Robots are notoriously bad at handling thin, flexible objects like wires and ropes. Building robotic fingers capable of that kind of dexterity is just verging on the impossible. It’s difficult enough for human fingers to work their away around strings.
Thankfully researchers at MIT are up to the task. A group from MIT’s Computer Science and Artificial Intelligence Laboratory (CSAIL) is looking at the problem from a different angle than usual, utilizing soft robotic fingers that mimic the movements of human ones.
Okay, so they don’t exactly look like fingers. That may be for the best, given that realistic fingers would really only serve to make the robot appear incredibly uncanny. But the soft grippers are dextrous enough to carry out many of the same tasks as human fingers, making them useful for tasks ranging from menial to life-or-death.

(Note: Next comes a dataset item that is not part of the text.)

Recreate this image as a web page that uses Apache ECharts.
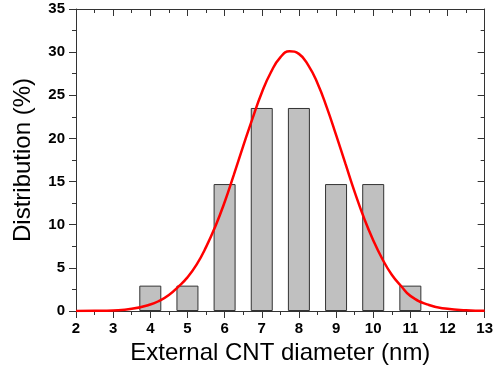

Specialized sensors — In seeking the perfect finger-machine, researchers turned first to the design of the gripper itself. They settled on a simple but effective design with two quick-moving “fingers” that allow for real-time adjustments of force and position.

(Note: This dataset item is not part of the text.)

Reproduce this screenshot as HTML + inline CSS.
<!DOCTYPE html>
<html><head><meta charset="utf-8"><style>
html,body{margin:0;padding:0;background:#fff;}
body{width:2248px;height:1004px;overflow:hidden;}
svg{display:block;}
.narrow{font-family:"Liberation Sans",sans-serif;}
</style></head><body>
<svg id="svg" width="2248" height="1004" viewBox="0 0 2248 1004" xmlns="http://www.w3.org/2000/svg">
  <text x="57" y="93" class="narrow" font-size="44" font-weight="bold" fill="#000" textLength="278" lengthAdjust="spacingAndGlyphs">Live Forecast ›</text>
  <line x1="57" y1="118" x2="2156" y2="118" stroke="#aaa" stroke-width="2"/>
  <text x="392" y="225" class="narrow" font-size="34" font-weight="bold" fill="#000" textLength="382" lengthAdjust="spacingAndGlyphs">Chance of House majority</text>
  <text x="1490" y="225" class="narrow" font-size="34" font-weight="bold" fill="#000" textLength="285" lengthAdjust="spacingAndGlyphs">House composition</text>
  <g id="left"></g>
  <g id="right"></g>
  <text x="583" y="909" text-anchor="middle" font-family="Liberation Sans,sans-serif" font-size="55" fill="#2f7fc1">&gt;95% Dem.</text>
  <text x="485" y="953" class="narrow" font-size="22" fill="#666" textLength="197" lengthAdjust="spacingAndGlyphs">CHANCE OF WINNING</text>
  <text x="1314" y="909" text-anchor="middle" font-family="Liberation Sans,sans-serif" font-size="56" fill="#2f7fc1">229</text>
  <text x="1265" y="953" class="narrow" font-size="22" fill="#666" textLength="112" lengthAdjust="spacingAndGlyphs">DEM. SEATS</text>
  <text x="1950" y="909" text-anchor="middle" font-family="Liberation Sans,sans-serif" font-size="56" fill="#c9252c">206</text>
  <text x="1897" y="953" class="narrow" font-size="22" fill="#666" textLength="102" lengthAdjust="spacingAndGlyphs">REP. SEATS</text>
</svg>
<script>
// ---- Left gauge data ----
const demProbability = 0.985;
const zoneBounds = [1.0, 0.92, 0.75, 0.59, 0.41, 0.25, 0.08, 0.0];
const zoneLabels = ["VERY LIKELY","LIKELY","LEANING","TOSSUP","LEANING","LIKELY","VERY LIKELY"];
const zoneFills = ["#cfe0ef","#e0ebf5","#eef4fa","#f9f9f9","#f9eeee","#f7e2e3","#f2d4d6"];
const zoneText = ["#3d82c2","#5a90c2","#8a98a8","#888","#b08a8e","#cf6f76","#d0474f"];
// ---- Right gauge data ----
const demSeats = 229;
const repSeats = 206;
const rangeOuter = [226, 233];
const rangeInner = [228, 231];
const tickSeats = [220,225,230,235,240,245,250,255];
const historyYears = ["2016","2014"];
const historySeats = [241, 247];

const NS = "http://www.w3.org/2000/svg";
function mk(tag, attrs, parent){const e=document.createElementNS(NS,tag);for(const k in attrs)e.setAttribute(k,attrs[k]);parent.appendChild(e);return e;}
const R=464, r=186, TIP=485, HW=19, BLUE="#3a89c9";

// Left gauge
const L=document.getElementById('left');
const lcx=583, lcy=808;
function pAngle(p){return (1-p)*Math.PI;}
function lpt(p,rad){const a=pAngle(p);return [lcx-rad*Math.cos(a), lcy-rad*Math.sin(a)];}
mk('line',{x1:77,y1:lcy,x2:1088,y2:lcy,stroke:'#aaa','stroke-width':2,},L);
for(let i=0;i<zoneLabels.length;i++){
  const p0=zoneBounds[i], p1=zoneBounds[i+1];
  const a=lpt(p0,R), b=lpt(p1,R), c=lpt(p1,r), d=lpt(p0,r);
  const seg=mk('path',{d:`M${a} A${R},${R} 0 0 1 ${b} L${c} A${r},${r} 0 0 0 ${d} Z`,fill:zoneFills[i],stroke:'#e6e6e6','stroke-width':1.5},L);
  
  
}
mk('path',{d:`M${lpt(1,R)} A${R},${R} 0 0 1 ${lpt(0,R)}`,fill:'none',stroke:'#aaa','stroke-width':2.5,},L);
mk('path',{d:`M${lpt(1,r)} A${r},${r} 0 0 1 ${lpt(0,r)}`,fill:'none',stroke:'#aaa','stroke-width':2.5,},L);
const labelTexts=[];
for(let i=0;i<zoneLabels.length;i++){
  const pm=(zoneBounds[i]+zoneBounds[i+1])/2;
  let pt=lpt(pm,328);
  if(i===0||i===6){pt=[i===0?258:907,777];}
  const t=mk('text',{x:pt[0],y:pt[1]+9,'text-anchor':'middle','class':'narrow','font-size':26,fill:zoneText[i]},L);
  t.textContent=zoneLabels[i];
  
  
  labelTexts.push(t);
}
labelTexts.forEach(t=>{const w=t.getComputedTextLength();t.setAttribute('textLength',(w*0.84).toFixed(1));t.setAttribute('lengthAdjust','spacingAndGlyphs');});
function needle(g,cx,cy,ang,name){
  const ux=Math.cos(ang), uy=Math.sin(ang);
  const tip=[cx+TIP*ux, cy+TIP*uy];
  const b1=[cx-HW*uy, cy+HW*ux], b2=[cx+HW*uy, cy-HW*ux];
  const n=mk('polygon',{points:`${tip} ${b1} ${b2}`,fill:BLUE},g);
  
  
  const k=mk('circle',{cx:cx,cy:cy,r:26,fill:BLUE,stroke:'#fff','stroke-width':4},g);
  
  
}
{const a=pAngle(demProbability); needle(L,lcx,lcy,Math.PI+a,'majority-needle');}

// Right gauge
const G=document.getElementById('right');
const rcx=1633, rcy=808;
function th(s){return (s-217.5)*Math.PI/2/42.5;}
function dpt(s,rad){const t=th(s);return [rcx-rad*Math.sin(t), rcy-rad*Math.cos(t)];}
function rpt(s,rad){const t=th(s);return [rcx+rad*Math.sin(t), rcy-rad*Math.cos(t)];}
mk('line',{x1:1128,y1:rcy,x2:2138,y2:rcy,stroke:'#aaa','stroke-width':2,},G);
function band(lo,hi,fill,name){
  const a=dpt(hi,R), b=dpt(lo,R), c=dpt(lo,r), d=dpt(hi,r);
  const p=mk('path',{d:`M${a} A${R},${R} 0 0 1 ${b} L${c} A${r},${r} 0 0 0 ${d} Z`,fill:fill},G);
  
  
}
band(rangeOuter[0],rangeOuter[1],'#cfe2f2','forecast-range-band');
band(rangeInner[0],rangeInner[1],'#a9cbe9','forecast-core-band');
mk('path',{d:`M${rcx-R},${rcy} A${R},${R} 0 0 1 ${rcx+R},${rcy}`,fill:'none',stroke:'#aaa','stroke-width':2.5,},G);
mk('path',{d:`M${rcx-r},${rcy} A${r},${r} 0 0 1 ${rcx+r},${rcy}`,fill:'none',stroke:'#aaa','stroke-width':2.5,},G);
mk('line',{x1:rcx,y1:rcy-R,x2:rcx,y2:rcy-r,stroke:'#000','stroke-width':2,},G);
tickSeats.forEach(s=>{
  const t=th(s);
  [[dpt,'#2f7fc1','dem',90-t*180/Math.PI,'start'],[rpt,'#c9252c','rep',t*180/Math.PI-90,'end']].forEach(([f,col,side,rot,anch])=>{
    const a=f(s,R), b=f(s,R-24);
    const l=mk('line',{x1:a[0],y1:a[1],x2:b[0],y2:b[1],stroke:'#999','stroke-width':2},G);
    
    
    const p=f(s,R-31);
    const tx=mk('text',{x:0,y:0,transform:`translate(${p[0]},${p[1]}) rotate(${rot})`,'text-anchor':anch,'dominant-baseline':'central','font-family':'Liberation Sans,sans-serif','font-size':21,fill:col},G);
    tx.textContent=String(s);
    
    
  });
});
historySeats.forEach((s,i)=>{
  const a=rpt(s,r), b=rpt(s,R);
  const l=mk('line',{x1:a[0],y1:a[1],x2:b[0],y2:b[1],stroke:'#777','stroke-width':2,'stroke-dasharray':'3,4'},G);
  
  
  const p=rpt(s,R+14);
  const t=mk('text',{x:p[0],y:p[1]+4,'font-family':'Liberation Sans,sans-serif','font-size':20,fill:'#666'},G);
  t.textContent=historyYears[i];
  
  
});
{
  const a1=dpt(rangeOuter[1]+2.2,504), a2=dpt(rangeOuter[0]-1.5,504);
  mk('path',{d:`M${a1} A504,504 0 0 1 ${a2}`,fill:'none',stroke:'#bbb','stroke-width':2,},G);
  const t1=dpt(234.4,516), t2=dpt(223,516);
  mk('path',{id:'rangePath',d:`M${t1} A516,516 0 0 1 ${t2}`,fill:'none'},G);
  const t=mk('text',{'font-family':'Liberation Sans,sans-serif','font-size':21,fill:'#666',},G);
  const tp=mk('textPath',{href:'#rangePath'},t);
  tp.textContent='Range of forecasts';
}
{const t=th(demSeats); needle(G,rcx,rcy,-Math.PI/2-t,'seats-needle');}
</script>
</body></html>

Then came the more difficult part: telling those grippy fingers how to move. Cables and strings are so fluid in their movements that handling them requires complex deftness. For this purpose, the researchers equipped the fingers with “GelSight” sensors that use a combination of vision and tactile inputs. Those connect back to a complicated perception-and-control framework to make cable manipulation possible.
Almost endless applications — While the robotic fingers themselves are highly specialized, their applications are not. In fact, the fancy fingers could be put to use in a huge variety of situations.

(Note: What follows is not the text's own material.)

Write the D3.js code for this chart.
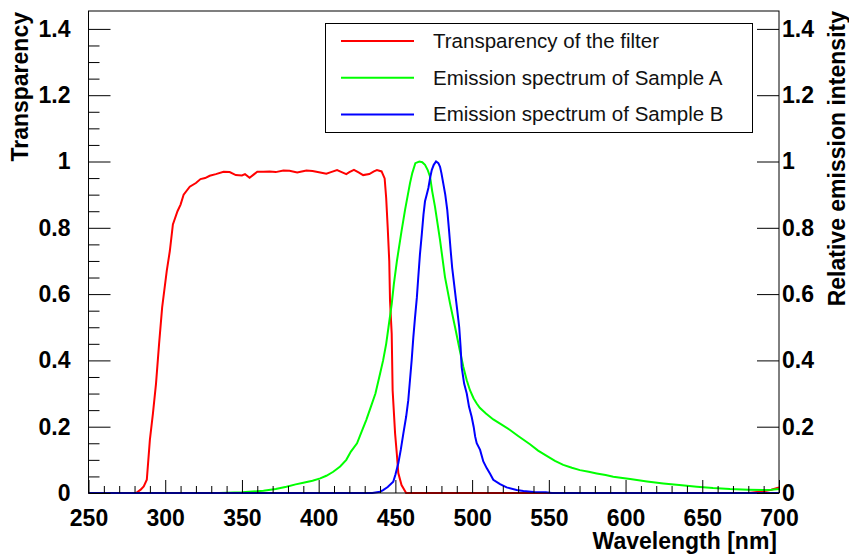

For example, the fingers could be used by disabled or elderly people to complete household tasks such as folding clothes. The robotic fingers could also be implemented in a number of factory settings where repeated tasks might become uncomfortable for human hands.
Still room for improvement — The grippers are in great shape right now, but its creators know they could still be much better. Because of the convex surface of the GelSight sensor, it can be difficult for the robot to pull material back once it’s reached the edge of the finger — they hope to improve the finger’s design in future iterations to enhance overall performance.
The team’s also hoping to train the robotic fingers to carry out even more complex tasks in the future, such as cable-routing and cable-insertion through obstacles. The arm could then be of huge assistance in jobs like internet and cable installations.